Prime Minister Narendra Modi on Friday asked captains of industry in Britain and India to drive the bilateral economic partnership, a day after the two sides finalised deals worth £9.2 billion in key areas like energy and telecom.
Addressing the India-UK CEO Forum at Downing Street, Modi highlighted many opportunities for British companies to invest in India’s infrastructure, defence and railways sectors and assured them of personal attention for their projects.
India and Britain, he told the roundtable of business leaders, are “economically made for each other” in a relationship that should be driven by private sector CEOs. He particularly mentioned the potential for public-private partnerships to develop railway stations.
Pitching his “Make in India” campaign, Modi said the prime focus of this initiative is defence manufacturing, a sector in which he has eased foreign investment norms twice this year.
Recalling the economic reforms announced in New Delhi this week, he said his government is “confidently, consistently and ceaselessly” working to integrate India’s economy with the world. India can supply manpower to the world, he added.
Modi was flanked at the talks by Tata Group chairman Cyrus Mistry, the head the forum. Others included Bharti Enterprises chairman Sunil Bharti Mittal, Tata Consultancy Services CEO N Chandrasekaran and Bharat Forge chairman Baba Kalyani.
The event was also attended by Prime Minister David Cameron and chancellor George Osborne. In his opening remarks, Cameron said India and Britain have the political will to take their existing economic relationship forward.
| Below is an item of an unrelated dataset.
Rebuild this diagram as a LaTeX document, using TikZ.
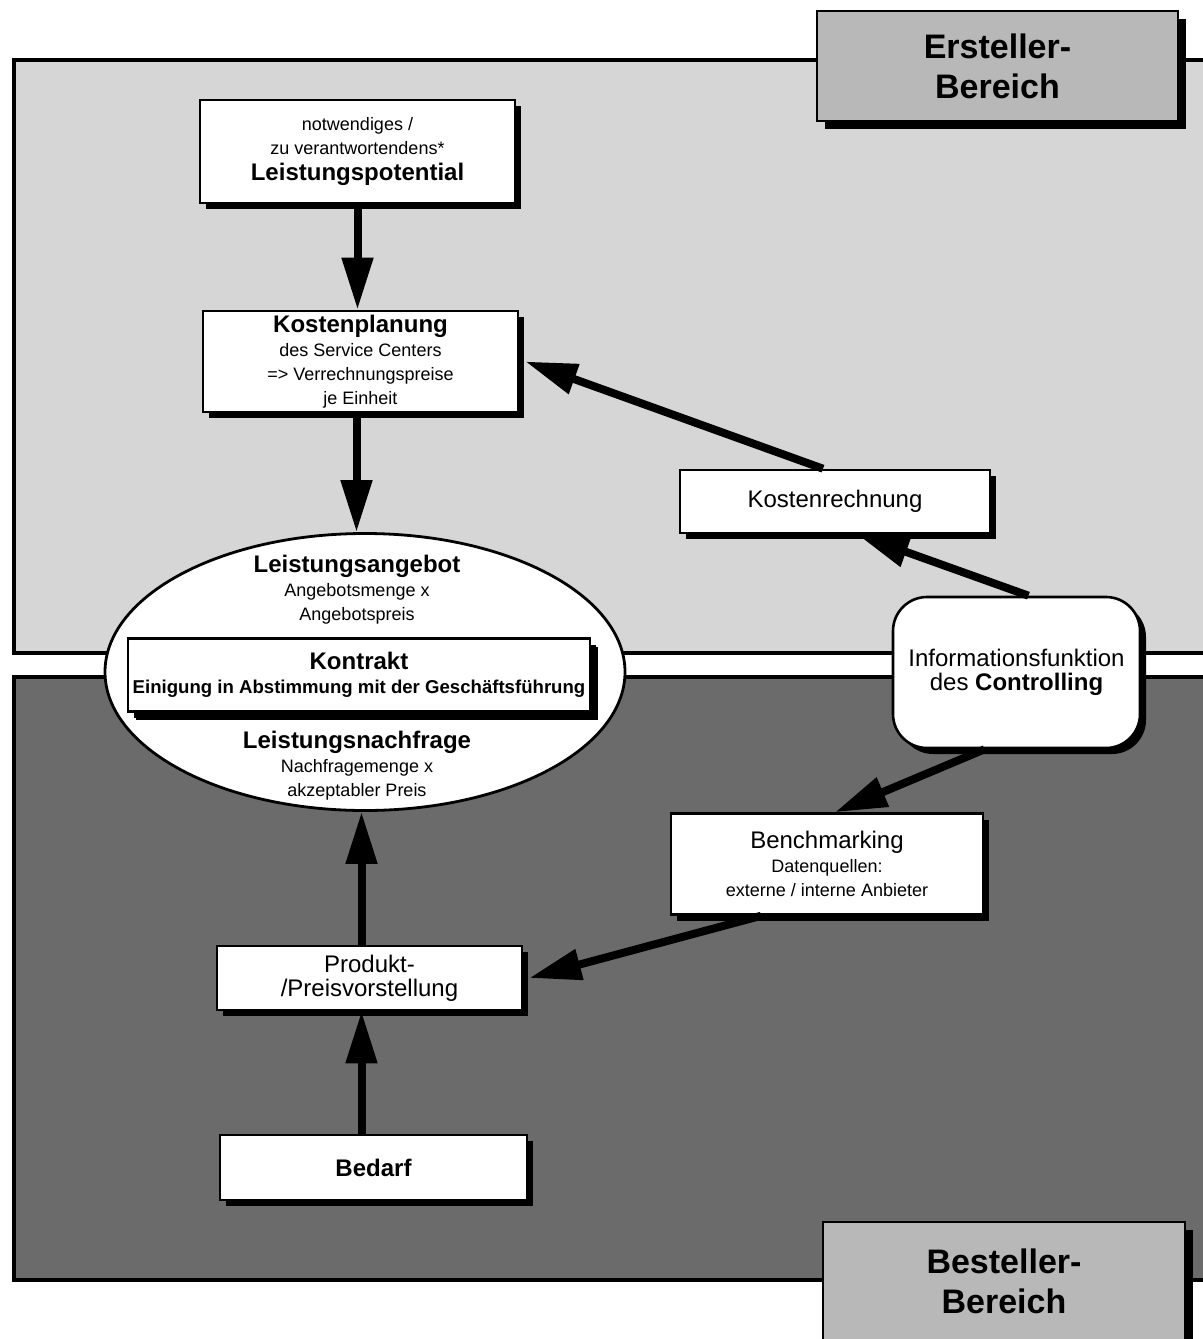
\documentclass[tikz,border=0pt]{standalone}
\usepackage{fontspec}
\setmainfont{Liberation Sans}
\usetikzlibrary{arrows.meta,shapes.geometric,shadows,calc}

\definecolor{upperbg}{gray}{0.84}
\definecolor{lowerbg}{gray}{0.42}
\definecolor{tagbg}{gray}{0.72}

\newcommand{\fsz}[2]{\fontsize{#1}{#2}\selectfont}

\tikzset{
  box/.style={draw=black, line width=1.3pt, fill=white, align=center, inner sep=2pt,
    general shadow={fill=black, shadow xshift=3pt, shadow yshift=-3pt}},
  tagbox/.style={draw=black, line width=1.3pt, fill=tagbg, align=center,
    font=\bfseries\fsz{17}{20},
    general shadow={fill=black, shadow xshift=4pt, shadow yshift=-4pt}},
  flow/.style={line width=4pt, -{Triangle[length=26pt,width=15pt]}},
  region/.style={draw=black, line width=1.6pt},
  lbl/.style={inner sep=0pt, align=center},
}

\begin{document}
\begin{tikzpicture}[x=0.5pt,y=-0.5pt]
\useasboundingbox (0,0) rectangle (1203,1339);

% two working areas
\fill[upperbg] (14,60) rectangle (1240,653);
\draw[region] (1240,60) -- (14,60) -- (14,653) -- (1240,653);
\fill[lowerbg] (14,677) rectangle (1240,1280);
\draw[region] (1240,677) -- (14,677) -- (14,1280) -- (1240,1280);

% area tags
\node[tagbox, minimum width=180.5pt, minimum height=55pt] (erst) at (997.5,66) {Ersteller-\\Bereich};
\node[tagbox, minimum width=181pt, minimum height=59pt] (best) at (1004,1281) {Besteller-\\Bereich};

% provider side
\node[box, minimum width=157.5pt, minimum height=51.5pt] (lp) at (357.5,151.5)
  {\fsz{9}{9}notwendiges /\\\fsz{9}{9}zu verantwortendens*\\[1pt]\fsz{12}{13}\bfseries Leistungspotential};
\node[box, minimum width=157.5pt, minimum height=50.5pt] (kp) at (360.5,361.5)
  {\fsz{12}{12.5}\bfseries Kostenplanung\\\fsz{9}{10}des Service Centers\\\fsz{9}{10}=> Verrechnungspreise\\\fsz{9}{10}je Einheit};
\node[box, minimum width=155pt, minimum height=31.5pt, font=\fsz{12}{14}] (kr) at (835,501.5) {Kostenrechnung};

% controlling
\node[box, rounded corners=17pt, minimum width=123.5pt, minimum height=75.5pt] (info) at (1016.5,672.5)
  {\fsz{12}{13.5}Informationsfunktion\\\fsz{12}{13.5}des \textbf{Controlling}};

% contract ellipse
\node[ellipse, draw=black, line width=1.4pt, fill=white, minimum width=260pt, minimum height=138.5pt] (ell) at (365,672) {};
\node[lbl] (angebot) at (357,590)
  {\fsz{12}{13}\bfseries Leistungsangebot\\\fsz{9}{10}Angebotsmenge x\\\fsz{9}{10}Angebotspreis};
\node[box, minimum width=231pt, minimum height=36.5pt, inner sep=0pt,
  general shadow={fill=black, shadow xshift=4pt, shadow yshift=-4pt}] (kon) at (359,675)
  {\fsz{12}{13}\bfseries Kontrakt\\\fsz{9.3}{11.5}\bfseries Einigung in Abstimmung mit der Geschäftsführung};
\node[lbl] (nachfrage) at (357,766)
  {\fsz{12}{13}\bfseries Leistungsnachfrage\\\fsz{9}{10}Nachfragemenge x\\\fsz{9}{10}akzeptabler Preis};

% customer side
\node[box, minimum width=156pt, minimum height=50.5pt] (bm) at (827,864)
  {\fsz{12}{12}Benchmarking\\\fsz{9}{10.5}Datenquellen:\\\fsz{9}{10}externe / interne Anbieter};
\node[box, minimum width=152.5pt, minimum height=32pt] (pp) at (369.5,978)
  {\fsz{12}{14}Produkt-\\\fsz{12}{14}/Preisvorstellung};
\node[box, minimum width=153.5pt, minimum height=32.5pt, font=\fsz{12}{14}\bfseries] (bed) at (373.5,1167.5) {Bedarf};

% flows
\draw[flow] (lp.south) -- (lp.south |- kp.north);
\draw[flow] ([xshift=-2pt]kp.south) -- ([xshift=-2pt]kp.south |- ell.north);
\draw[flow] ([xshift=-6pt]kr.north) -- ([xshift=3pt]kp.east);
\draw[flow] ([xshift=6pt]info.north) -- ([xshift=11pt]kr.south);
\draw[flow] ([xshift=-16pt]info.south) -- ([xshift=4pt]bm.north);
\draw[flow] ([xshift=-33pt]bm.south) -- ([xshift=3pt]pp.east);
\draw[flow] ([xshift=-4pt]pp.north) -- ([xshift=-4pt]pp.north |- ell.south);
\draw[flow] ([xshift=-6pt]bed.north) -- ([xshift=-6pt]bed.north |- pp.south);
\end{tikzpicture}
\end{document}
An official statement issued on Thursday night after talks between Modi and Cameron said they had “welcomed the first meeting of the reconstituted India-UK CEOs Forum”, which will be tasked with advising the Prime Ministers about trade and investment opportunities and challenges.
Modi stayed overnight at Chequers, the 16-century mansion in Buckinghamshire that is the British Prime Minister’s country retreat, and held “intensive” discussions with Cameron in the morning after a walk in the gardens of the residence. Gifts were exchanged by the two leaders, including books on the World War I.
Modi then went to the Buckingham Palace for a lunch with Queen Elizabeth – the first such appointment for any Indian Prime Minister. There were some protests outside the palace gates by climate change campaign group Avaaz.
Alaphia Zoyab from the group said: “The next few weeks at the G20 summit and during the Paris climate talks, the world’s eyes will be on the Indian Prime Minister. It’s a crucial international leadership test – the hope is he will push the rich world to take responsibility for the historical injustice of climate change while also grabbing the opportunities of the next industrial revolution in clean technology by committing India to 100% clean energy.”